◆ The task ◆
Leave out all pictures and return, exactly as written, the lines from the line containing "Rebuild this chart" to the line containing "W, H = 1124, 511", both ends kept.

◆ Material for the task ◆
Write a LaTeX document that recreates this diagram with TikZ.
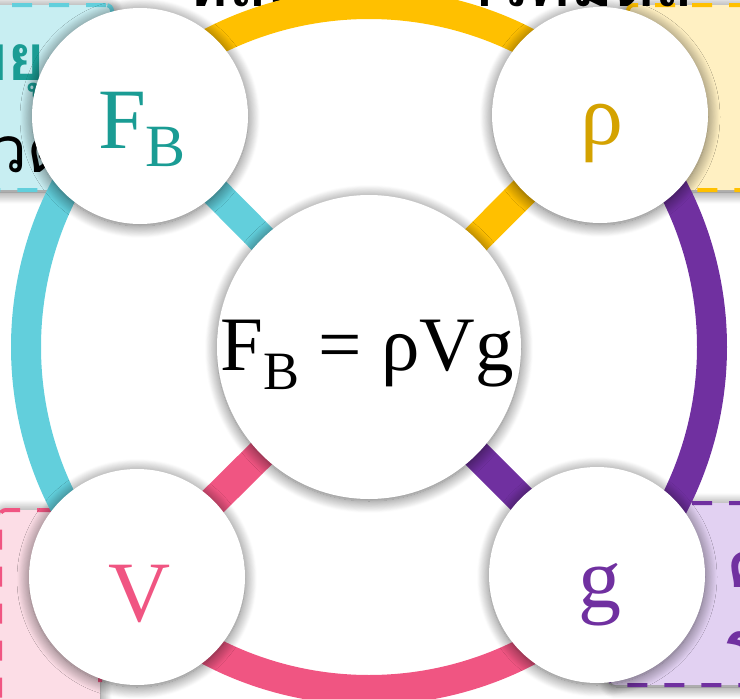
\documentclass[tikz,border=0pt]{standalone}
\usepackage{fontspec}
\setmainfont{Liberation Serif}
\newfontfamily\thai[Script=Thai]{Loma}
\usetikzlibrary{shadows.blur}
\definecolor{tealring}{HTML}{62CFDC}
\definecolor{tealtext}{HTML}{1A9C94}
\definecolor{tealfill}{HTML}{C8EEF2}
\definecolor{yelring}{HTML}{FFC000}
\definecolor{yeltext}{HTML}{D4A200}
\definecolor{yelfill}{HTML}{FFF0C2}
\definecolor{purring}{HTML}{7030A0}
\definecolor{purfill}{HTML}{E2D1F2}
\definecolor{pinkring}{HTML}{F05582}
\definecolor{pinkfill}{HTML}{FCDDE6}
\newcommand{\lowsub}[2]{\lower#1\hbox{\fontsize{#2}{#2}\selectfont B}}
\tikzset{
  softshadow/.style={blur shadow={shadow blur steps=14, shadow xshift=0pt, shadow yshift=-2pt, shadow blur radius=12pt, shadow opacity=60}},
  infobox/.style={rectangle, rounded corners=6pt, line width=4pt, dash pattern=on 20pt off 17pt, inner sep=0pt, softshadow},
  bubble/.style={circle, fill=white, inner sep=0pt, minimum size=216pt, softshadow},
  hub/.style={circle, fill=white, inner sep=0pt, minimum size=304pt, softshadow},
  ringline/.style={line width=30pt},
  lbl/.style={inner sep=0pt, font=\fontsize{86}{86}\selectfont},
  thaititle/.style={inner sep=0pt, anchor=base west, font=\thai\bfseries\fontsize{64}{64}\selectfont},
  thaibody/.style={inner sep=0pt, anchor=base west, font=\thai\fontsize{64}{64}\selectfont},
}
\begin{document}
\begin{tikzpicture}[x=1pt,y=-1pt]
\useasboundingbox (0,0) rectangle (740,699);
% info boxes (mostly outside the frame)
\node[infobox, draw=tealring, fill=tealfill, minimum width=312pt, minimum height=185pt] (boxFB) at (-44,97.5) {};
\node[infobox, draw=yelring, fill=yelfill, minimum width=312pt, minimum height=185pt] (boxRho) at (784,97.5) {};
\node[infobox, draw=pinkring, fill=pinkfill, minimum width=100pt, minimum height=400pt] (boxV) at (50,710) {};
\node[infobox, draw=purring, fill=purfill, minimum width=330pt, minimum height=182pt] (boxG) at (775,594) {};
\node[thaititle, text=tealtext] (tFB) at (7,80) {\llap{แรงพ}ยุง};
\node[thaibody, text=black] (bFB) at (-9,172) {\llap{แรงที่ของเหล}วดัน};
\node[thaititle, text=purring] (tG1) at (726,587) {ความเร่ง};
\node[thaititle, text=purring] (tG2) at (726,680) {โน้มถ่วง};
\node[thaititle, text=black] (title) at (186,6) {หลักของอาร์คิมิดีส};
% centres of the bubbles
\coordinate (pc) at (369,347);
\coordinate (pfb) at (140,116);
\coordinate (prho) at (600,115);
\coordinate (pv) at (137,577);
\coordinate (pg) at (597,575);
% ring and spokes
\draw[ringline, yelring] (pc) ++(225:343) arc[start angle=225, end angle=315, radius=343];
\draw[ringline, purring] (pc) ++(-45:343) arc[start angle=-45, end angle=45, radius=343];
\draw[ringline, pinkring] (pc) ++(45:343) arc[start angle=45, end angle=135, radius=343];
\draw[ringline, tealring] (pc) ++(135:343) arc[start angle=135, end angle=225, radius=343];
\draw[ringline, tealring] (pc) -- (pfb);
\draw[ringline, yelring] (pc) -- (prho);
\draw[ringline, pinkring] (pc) -- (pv);
\draw[ringline, purring] (pc) -- (pg);
% bubbles
\node[hub] (cc) at (pc) {};
\node[bubble] (fb) at (pfb) {};
\node[bubble] (rho) at (prho) {};
\node[bubble] (v) at (pv) {};
\node[bubble] (g) at (pg) {};
\node[lbl, text=tealtext] (lfb) at (142,129) {F\lowsub{0.21em}{60}};
\node[lbl, text=yeltext] (lrho) at (602,133) {ρ};
\node[lbl, text=pinkring] (lv) at (140,594) {V};
\node[lbl, text=purring] (lg) at (600,595) {g};
\node[inner sep=0pt, font=\fontsize{77}{77}\selectfont] (eq) at (367,355) {F\lowsub{0.25em}{54} = ρVg};
\end{tikzpicture}
\end{document}
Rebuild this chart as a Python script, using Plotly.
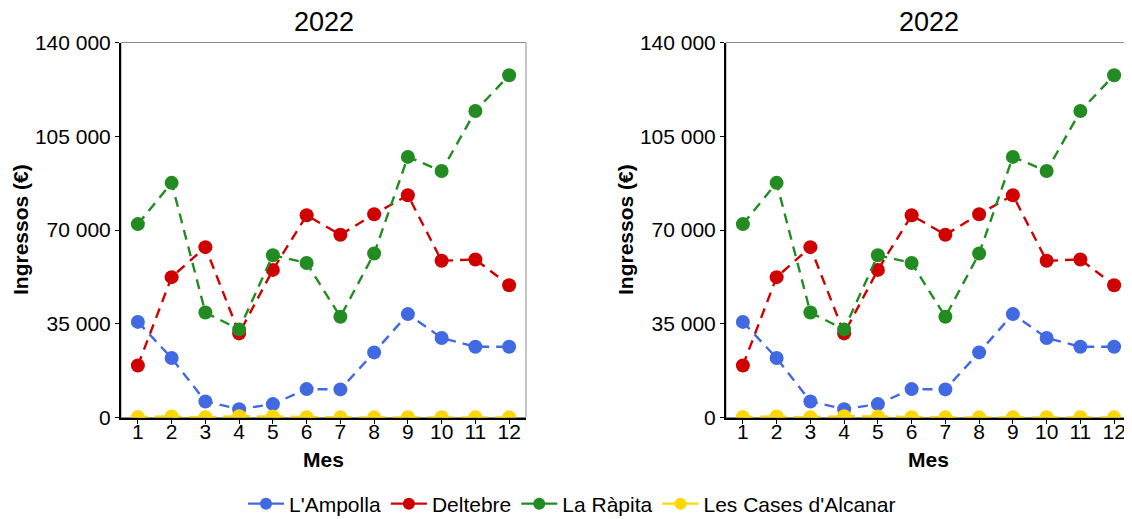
import plotly.graph_objects as go

months = [1, 2, 3, 4, 5, 6, 7, 8, 9, 10, 11, 12]
series_names = ["L'Ampolla", "Deltebre", "La Ràpita", "Les Cases d'Alcanar"]
ampolla = [35700, 22200, 6000, 3100, 5000, 10600, 10500, 24300, 38600, 29700, 26400, 26400]
deltebre = [19400, 52400, 63600, 31400, 55100, 75500, 68200, 75900, 83000, 58500, 59000, 49400]
rapita = [72200, 87600, 39200, 32900, 60600, 57700, 37600, 61200, 97300, 92000, 114400, 127800]
cases = [150, 400, 100, 500, 350, 80, 60, 50, 120, 70, 90, 60]
colors = ["#4169E1", "#D10000", "#228B22", "#FFD700"]
y_tickvals = [0, 35000, 70000, 105000, 140000]
y_ticktext = ["0", "35 000", "70 000", "105 000", "140 000"]
panel_titles = ["2022", "2022"]

all_values = [ampolla, deltebre, rapita, cases]

# page body has an 8px margin; figure sized to fit inside the window
OFF = 8
W, H = 1124, 511


def px(X):
    return (X - OFF) / W


def py(Y):
    return 1 - (Y - OFF) / H


fig = go.Figure()
FONT = "Arial, Liberation Sans, sans-serif"

for p in range(2):
    xa = "x" if p == 0 else "x2"
    ya = "y" if p == 0 else "y2"
    for name, vals, col in zip(series_names, all_values, colors):
        fig.add_trace(go.Scatter(
            x=months, y=vals, name=name, mode="lines+markers",
            line=dict(color=col, width=2.4, dash="10px,7px"),
            marker=dict(color=col, size=14),
            xaxis=xa, yaxis=ya, legendgroup=name, showlegend=False,
            cliponaxis=True,
        ))

# legend entries (solid line + marker, as in the reference legend)
for name, col in zip(series_names, colors):
    fig.add_trace(go.Scatter(
        x=[None], y=[None], name=name, mode="lines+markers",
        line=dict(color=col, width=2.4), marker=dict(color=col, size=12),
        legendgroup=name, showlegend=True, xaxis="x", yaxis="y",
    ))

doms = [(px(121), px(526)), (px(726), px(1131))]
ydom = (py(417.5), py(42.5))
ytitle_x = [20, 625]

axis_common = dict(showgrid=False, zeroline=False, showline=True, linecolor="black",
                   linewidth=2, ticks="outside", ticklen=4, tickwidth=1, tickcolor="black",
                   automargin=False,
                   tickfont=dict(family=FONT, size=21, color="black"))

for p in range(2):
    sfx = "" if p == 0 else "2"
    fig.layout["xaxis" + sfx] = dict(
        domain=doms[p], range=[0.5, 12.5], tickvals=months, anchor="y" + sfx,
        ticklabelstandoff=-10,
        **axis_common)
    fig.layout["yaxis" + sfx] = dict(
        domain=ydom, range=[0, 140000], tickvals=y_tickvals, ticktext=y_ticktext,
        anchor="x" + sfx,
        **axis_common)
    fig.add_shape(type="rect", xref="x" + sfx + " domain", yref="y" + sfx + " domain",
                  x0=0, x1=1, y0=0, y1=1, line=dict(color="#8c8c8c", width=1), layer="below")
    cx = (doms[p][0] + doms[p][1]) / 2
    fig.add_annotation(text=panel_titles[p], xref="paper", yref="paper",
                       x=cx, y=py(22),
                       showarrow=False, font=dict(family=FONT, size=27, color="black"),
                       xanchor="center", yanchor="middle")
    fig.add_annotation(text="<b>Mes</b>", xref="paper", yref="paper",
                       x=cx, y=py(459),
                       showarrow=False, font=dict(family=FONT, size=21, color="black"),
                       xanchor="center", yanchor="middle")
    fig.add_annotation(text="<b>Ingressos (€)</b>", xref="paper", yref="paper",
                       x=px(ytitle_x[p]), y=py(230), textangle=-90,
                       showarrow=False, font=dict(family=FONT, size=21, color="black"),
                       xanchor="center", yanchor="middle")

fig.update_layout(
    width=W, height=H,
    margin=dict(l=0, r=0, t=0, b=0, autoexpand=False),
    paper_bgcolor="white", plot_bgcolor="white",
    legend=dict(orientation="h", x=px(572), xanchor="center", y=py(504), yanchor="middle",
                font=dict(family=FONT, size=21, color="black"), itemwidth=36,
                tracegroupgap=0),
    showlegend=True,
)

fig.write_html("out.html")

◆ Solution ◆
Rebuild this chart as a Python script, using Plotly.
import plotly.graph_objects as go

months = [1, 2, 3, 4, 5, 6, 7, 8, 9, 10, 11, 12]
series_names = ["L'Ampolla", "Deltebre", "La Ràpita", "Les Cases d'Alcanar"]
ampolla = [35700, 22200, 6000, 3100, 5000, 10600, 10500, 24300, 38600, 29700, 26400, 26400]
deltebre = [19400, 52400, 63600, 31400, 55100, 75500, 68200, 75900, 83000, 58500, 59000, 49400]
rapita = [72200, 87600, 39200, 32900, 60600, 57700, 37600, 61200, 97300, 92000, 114400, 127800]
cases = [150, 400, 100, 500, 350, 80, 60, 50, 120, 70, 90, 60]
colors = ["#4169E1", "#D10000", "#228B22", "#FFD700"]
y_tickvals = [0, 35000, 70000, 105000, 140000]
y_ticktext = ["0", "35 000", "70 000", "105 000", "140 000"]
panel_titles = ["2022", "2022"]

all_values = [ampolla, deltebre, rapita, cases]

# page body has an 8px margin; figure sized to fit inside the window
OFF = 8
W, H = 1124, 511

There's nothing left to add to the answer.